Dexamethasone (DEX) is a particularly important ocular therapeutic with limited bioavailability.72, 73 While this glucocorticoid has been shown to effectively reduce inflammation following eye injury, it is also rapidly cleared from both chambers.15 Recent studies by Yavuz et al. and Soiberman et al. have utilized hydroxyl terminated PAMAM dendrimers to sustain DEX delivery after subconjunctival injection.69, 74 In the former, DEX delivery was directed toward the posterior segment. In the latter, corneal inflammation was the target. Both studies showed increased DEX delivery efficiency and longer residence time compared to simple solution injection. These two studies highlight the potential of dendrimer based injection systems as promising strategies to treat both anterior and posterior segment diseases.

Conclusions & Future Directions

Even with a growing body of promising research, commercialization of dendrimer based drug delivery systems remains slow. Dendrimers exist in a unique space where they are much larger than traditional small molecule drugs and much smaller than traditional polymeric particles but have biological properties similar to both. This has created a number of barriers to clinical approval that industry and the regulatory agencies have yet to work out.75 First, the long-term safety of dendrimers is a primary concern.76 Dendrimers are small enough (in most formulations) that they will ultimately end up entering systemic circulation regardless of their initial route of administration. 4, 77 This makes overall safety an incredibly complicated area of study because the local biodistribuition, toxicity, and complete biological activity of the vehicle must be determined in many different tissues at many different time points.78 Even for unmodified PAMAM dendrimers, there is a tremendous amount of work left to be completed. When you consider that a principle advantage of dendrimers is how easy they are to modify with additional groups to control biodistribuition, it is not surprising that creation of novel conjugates has outpaced deep study of their systemic safety. The reliability and purity of commercial sources (or lack thereof), is another bottleneck. Scale up for production and purification of complex conjugates is going to require novel processes that are usually outside of the purview of the labs developing these technologies.79 There are also purely bureaucratic questions that remain unresolved. Chiefly, are dendrimer-drug conjugates considered novel drugs or medical devices by the FDA? It would appear that most dendrimer vehicles would classify as combination devices, but even in such cases the lead center of the FDA is not clear. It seems these questions may continue until one PAMAM based vehicle breaks through to clinical approval and establishes precedent. Regulatory approval has been swifter in Europe, where OcuSeal™, a dendrimer based cornea sealant was approved for human use in 2009.

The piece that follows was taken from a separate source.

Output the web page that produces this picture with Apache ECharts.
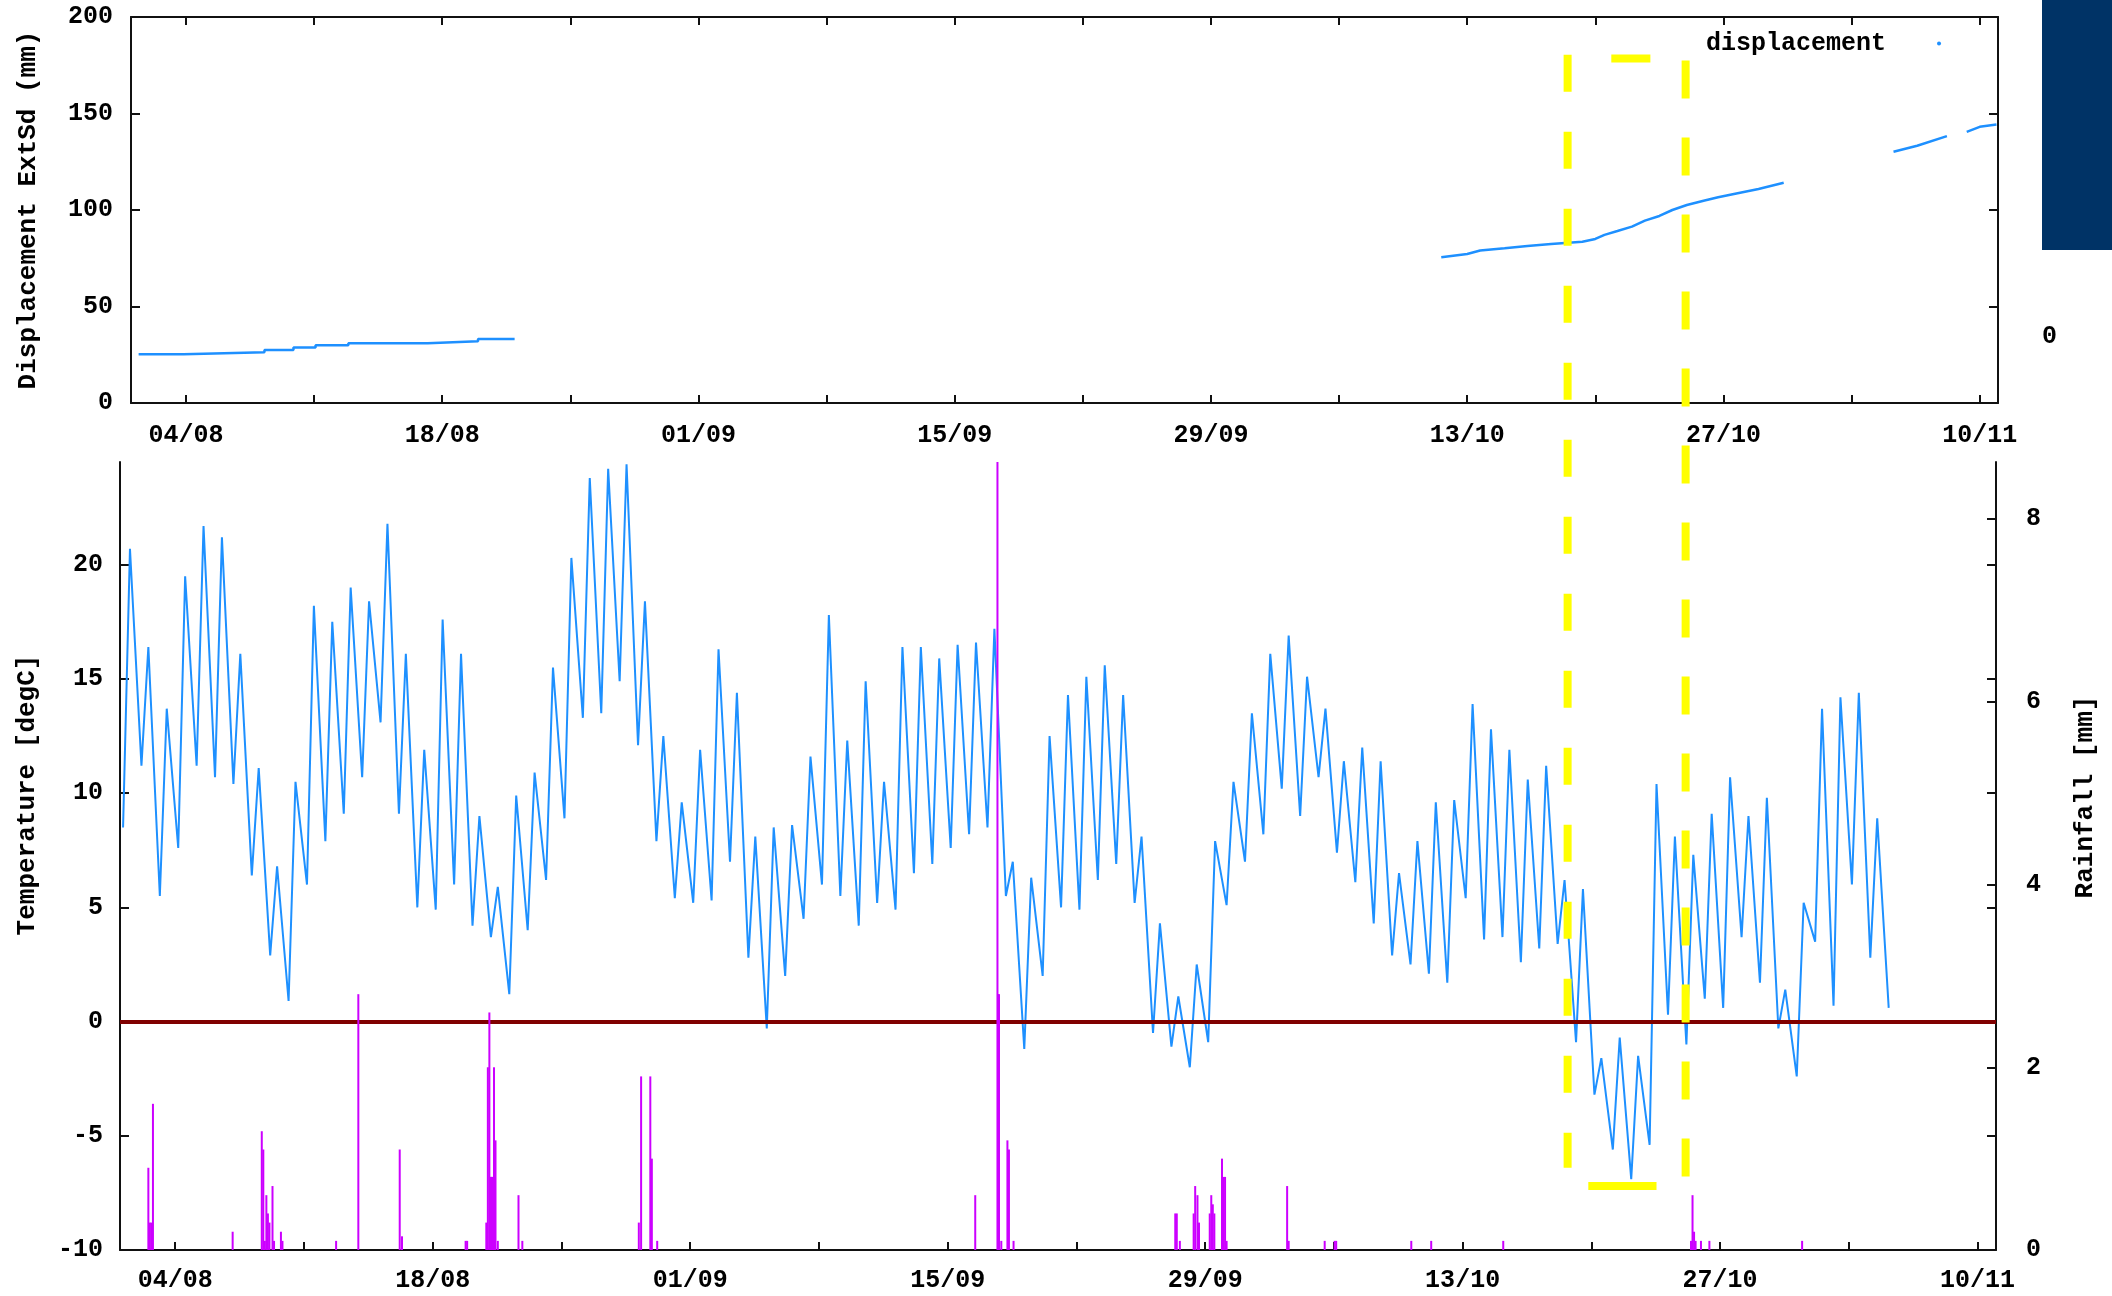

Despite these challenges, it is clear from recent research that dendrimers hold tremendous potential as ocular drug delivery vehicles. Research groups around the world have been able to develop dendrimer based materials which have shown improved drug delivery efficacy when applied directly to the cornea as solutions or gels, as well as intravitreal, or subconjunctival injections. The common theme throughout all these projects is that the unique structure of the nanoparticles make them extremely versatile platforms for innovative scientists to adapt to overcome very different barriers. As our understanding of the pharmacokinetics of the eye increase, the ways for dendrimers and dendrimer based materials to improve drug delivery to this singularly complex organ will inevitably increase as well.

Acknowledgments

This work was supported by the National Institutes of Health (R01EY024072).